How do I verify a fractional CRO's telecom expertise during interviews? Ask for a specific example of a telecom sales process they redesigned, a channel conflict they resolved, or a regulatory hurdle they navigated. Request to speak with a reference from a telecom company, and ask about the candidate's familiarity with telecom-specific Salesforce objects (service locations, contracts, usage-based billing).
Can a fractional CRO work remotely for my telecom company? Yes, most fractional CROs operate remotely, especially for telecom companies that may be based outside major tech hubs. They should be willing to travel for quarterly in-person meetings, key client visits, and team offsites. Ensure they have reliable video conferencing and project management tools (Slack, Asana, Notion).
What if I only need a CRO for a specific project (e.g., channel launch)? Many fractional CROs offer project-based engagements (3-6 months) for specific initiatives like launching a new channel program, entering a new vertical, or restructuring the sales team. This can be more cost-effective than a monthly retainer. Expect to pay a flat fee of $20,000-$50,000 for a defined scope, depending on complexity.
How do I handle equity for a fractional CRO? Equity for fractional CROs is less common than for full-time hires, but some fractional leaders accept 0.5-2% equity (vesting over 2-4 years) in exchange for a lower cash retainer. This aligns incentives for long-term growth. Ensure the equity package is documented in a separate equity agreement with standard vesting and acceleration terms.
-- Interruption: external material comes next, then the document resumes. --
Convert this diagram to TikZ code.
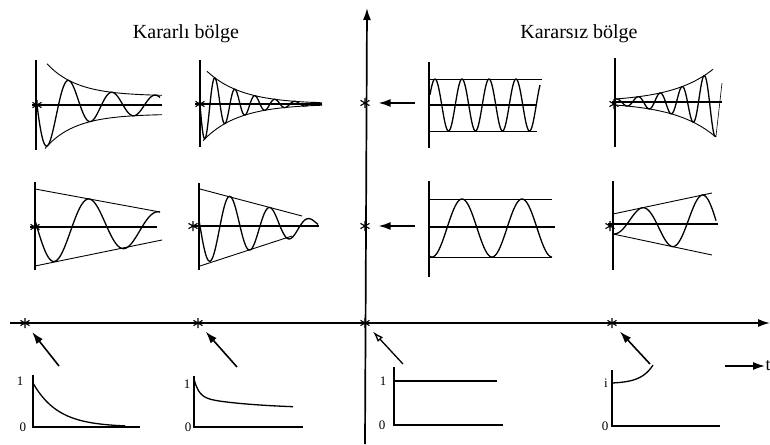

What should I do if the fractional CRO isn't delivering results? First, review the success metrics defined in the engagement. If they're not meeting agreed-upon targets, schedule a frank feedback session within the first 60 days. If the issue is domain knowledge, consider adding a telecom-specific advisor to supplement. If the issue is effort or fit, exercise your 30-day notice clause and begin a new search. Many fractional CROs include a satisfaction guarantee in their contracts.